Problem: The lines beneath this instruction, from the first through the one containing "const yTicks = [0, 0.2, 0.4, 0.6, 0.8, 1.0];", must be transcribed exactly; no other line belongs in the output.

------------

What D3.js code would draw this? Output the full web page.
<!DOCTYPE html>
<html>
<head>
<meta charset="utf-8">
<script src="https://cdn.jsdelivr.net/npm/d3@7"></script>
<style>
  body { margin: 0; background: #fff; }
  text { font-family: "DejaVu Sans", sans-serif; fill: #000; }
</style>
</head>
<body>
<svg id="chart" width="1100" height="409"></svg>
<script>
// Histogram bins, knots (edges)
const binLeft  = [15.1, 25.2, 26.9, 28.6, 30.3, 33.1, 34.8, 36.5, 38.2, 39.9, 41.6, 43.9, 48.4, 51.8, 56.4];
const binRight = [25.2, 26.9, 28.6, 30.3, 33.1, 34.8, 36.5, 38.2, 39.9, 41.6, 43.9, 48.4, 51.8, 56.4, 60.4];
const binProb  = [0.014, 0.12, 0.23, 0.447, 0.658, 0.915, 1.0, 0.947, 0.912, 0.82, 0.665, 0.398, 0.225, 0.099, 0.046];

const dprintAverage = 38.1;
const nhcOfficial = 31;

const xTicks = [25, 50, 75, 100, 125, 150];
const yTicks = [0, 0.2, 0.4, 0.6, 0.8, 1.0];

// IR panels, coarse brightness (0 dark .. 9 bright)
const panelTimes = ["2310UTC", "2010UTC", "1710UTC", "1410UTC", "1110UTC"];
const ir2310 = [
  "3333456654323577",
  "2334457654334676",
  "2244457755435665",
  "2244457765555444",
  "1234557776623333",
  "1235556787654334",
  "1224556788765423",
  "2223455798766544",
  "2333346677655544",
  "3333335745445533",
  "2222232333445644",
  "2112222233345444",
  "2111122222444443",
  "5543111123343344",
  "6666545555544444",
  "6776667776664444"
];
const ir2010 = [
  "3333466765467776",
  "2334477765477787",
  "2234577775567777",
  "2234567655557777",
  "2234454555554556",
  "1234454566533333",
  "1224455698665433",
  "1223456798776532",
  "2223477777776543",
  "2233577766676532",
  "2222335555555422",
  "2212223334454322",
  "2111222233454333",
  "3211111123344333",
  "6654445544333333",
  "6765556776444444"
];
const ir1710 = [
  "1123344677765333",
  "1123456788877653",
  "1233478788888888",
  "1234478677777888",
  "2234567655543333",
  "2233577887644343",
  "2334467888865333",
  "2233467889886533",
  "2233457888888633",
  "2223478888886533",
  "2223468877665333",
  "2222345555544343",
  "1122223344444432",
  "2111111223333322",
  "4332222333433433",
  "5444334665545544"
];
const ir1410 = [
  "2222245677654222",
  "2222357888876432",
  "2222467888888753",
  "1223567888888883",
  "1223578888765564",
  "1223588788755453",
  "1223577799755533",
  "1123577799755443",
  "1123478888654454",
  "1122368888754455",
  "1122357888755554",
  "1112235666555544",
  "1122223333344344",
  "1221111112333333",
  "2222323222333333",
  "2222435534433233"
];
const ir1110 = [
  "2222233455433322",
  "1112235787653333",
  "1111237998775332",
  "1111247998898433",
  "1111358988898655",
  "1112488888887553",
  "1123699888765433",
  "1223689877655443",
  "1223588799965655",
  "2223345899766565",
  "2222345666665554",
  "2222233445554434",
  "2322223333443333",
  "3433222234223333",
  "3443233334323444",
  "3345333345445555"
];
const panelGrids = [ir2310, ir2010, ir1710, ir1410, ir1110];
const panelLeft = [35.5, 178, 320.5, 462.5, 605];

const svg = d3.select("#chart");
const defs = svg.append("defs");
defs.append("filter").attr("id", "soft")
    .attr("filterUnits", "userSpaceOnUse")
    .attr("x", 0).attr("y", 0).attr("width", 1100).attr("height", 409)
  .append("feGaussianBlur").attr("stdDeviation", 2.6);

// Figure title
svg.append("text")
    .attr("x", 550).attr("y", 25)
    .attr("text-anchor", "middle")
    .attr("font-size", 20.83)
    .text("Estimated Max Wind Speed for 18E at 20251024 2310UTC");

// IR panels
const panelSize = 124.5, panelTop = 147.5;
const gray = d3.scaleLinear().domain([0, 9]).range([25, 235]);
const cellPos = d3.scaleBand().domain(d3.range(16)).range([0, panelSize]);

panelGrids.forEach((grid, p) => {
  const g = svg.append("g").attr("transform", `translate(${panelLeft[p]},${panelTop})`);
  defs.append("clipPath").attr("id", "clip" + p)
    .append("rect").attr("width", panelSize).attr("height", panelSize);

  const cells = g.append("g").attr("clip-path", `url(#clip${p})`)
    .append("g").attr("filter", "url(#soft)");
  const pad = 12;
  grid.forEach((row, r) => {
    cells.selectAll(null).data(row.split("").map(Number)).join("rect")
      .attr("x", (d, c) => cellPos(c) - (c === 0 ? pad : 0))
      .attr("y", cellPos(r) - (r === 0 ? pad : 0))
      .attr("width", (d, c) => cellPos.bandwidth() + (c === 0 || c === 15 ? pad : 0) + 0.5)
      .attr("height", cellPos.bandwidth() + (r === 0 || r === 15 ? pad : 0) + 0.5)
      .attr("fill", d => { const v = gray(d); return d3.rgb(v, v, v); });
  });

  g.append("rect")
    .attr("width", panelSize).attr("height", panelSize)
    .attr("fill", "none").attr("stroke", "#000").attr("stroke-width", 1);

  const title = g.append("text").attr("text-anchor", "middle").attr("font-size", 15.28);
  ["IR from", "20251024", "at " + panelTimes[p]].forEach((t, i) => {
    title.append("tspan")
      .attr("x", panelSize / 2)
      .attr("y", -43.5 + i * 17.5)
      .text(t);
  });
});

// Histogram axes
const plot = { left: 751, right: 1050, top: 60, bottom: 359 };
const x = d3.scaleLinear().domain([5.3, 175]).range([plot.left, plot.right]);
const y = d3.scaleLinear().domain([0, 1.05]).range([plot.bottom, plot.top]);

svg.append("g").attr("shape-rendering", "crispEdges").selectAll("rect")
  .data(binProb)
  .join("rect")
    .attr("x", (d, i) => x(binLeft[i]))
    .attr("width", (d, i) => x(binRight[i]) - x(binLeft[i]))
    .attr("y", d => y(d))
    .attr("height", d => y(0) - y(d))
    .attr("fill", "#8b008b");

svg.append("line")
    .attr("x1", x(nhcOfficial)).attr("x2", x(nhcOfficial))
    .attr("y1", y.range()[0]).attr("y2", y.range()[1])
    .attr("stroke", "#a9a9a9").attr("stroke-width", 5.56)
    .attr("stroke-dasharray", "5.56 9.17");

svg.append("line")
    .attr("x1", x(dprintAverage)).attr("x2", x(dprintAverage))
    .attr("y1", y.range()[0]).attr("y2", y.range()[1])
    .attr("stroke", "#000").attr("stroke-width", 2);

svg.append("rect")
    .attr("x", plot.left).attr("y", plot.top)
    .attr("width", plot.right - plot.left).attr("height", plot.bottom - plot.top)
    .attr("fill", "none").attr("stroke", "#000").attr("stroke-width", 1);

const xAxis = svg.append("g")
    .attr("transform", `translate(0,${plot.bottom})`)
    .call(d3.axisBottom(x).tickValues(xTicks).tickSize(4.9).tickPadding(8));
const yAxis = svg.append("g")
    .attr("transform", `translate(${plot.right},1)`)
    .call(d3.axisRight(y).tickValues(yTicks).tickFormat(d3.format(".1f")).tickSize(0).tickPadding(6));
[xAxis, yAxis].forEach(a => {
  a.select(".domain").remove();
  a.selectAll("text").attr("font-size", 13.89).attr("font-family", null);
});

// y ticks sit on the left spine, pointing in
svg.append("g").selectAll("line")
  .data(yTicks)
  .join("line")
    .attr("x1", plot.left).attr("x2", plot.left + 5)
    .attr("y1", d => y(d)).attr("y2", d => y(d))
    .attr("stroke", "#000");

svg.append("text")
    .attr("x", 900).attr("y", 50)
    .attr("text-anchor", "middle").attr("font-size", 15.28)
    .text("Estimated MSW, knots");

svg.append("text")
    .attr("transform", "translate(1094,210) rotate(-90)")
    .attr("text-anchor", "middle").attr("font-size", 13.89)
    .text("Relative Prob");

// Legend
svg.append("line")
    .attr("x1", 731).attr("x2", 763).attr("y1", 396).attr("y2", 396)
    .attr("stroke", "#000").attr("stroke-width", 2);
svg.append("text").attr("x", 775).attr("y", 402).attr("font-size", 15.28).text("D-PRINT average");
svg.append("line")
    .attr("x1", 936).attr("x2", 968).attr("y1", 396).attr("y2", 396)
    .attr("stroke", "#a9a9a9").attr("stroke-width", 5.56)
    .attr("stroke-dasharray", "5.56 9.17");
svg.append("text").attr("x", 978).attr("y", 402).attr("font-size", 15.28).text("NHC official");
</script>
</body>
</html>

------------

The solution:
What D3.js code would draw this? Output the full web page.
<!DOCTYPE html>
<html>
<head>
<meta charset="utf-8">
<script src="https://cdn.jsdelivr.net/npm/d3@7"></script>
<style>
  body { margin: 0; background: #fff; }
  text { font-family: "DejaVu Sans", sans-serif; fill: #000; }
</style>
</head>
<body>
<svg id="chart" width="1100" height="409"></svg>
<script>
// Histogram bins, knots (edges)
const binLeft  = [15.1, 25.2, 26.9, 28.6, 30.3, 33.1, 34.8, 36.5, 38.2, 39.9, 41.6, 43.9, 48.4, 51.8, 56.4];
const binRight = [25.2, 26.9, 28.6, 30.3, 33.1, 34.8, 36.5, 38.2, 39.9, 41.6, 43.9, 48.4, 51.8, 56.4, 60.4];
const binProb  = [0.014, 0.12, 0.23, 0.447, 0.658, 0.915, 1.0, 0.947, 0.912, 0.82, 0.665, 0.398, 0.225, 0.099, 0.046];

const dprintAverage = 38.1;
const nhcOfficial = 31;

const xTicks = [25, 50, 75, 100, 125, 150];
const yTicks = [0, 0.2, 0.4, 0.6, 0.8, 1.0];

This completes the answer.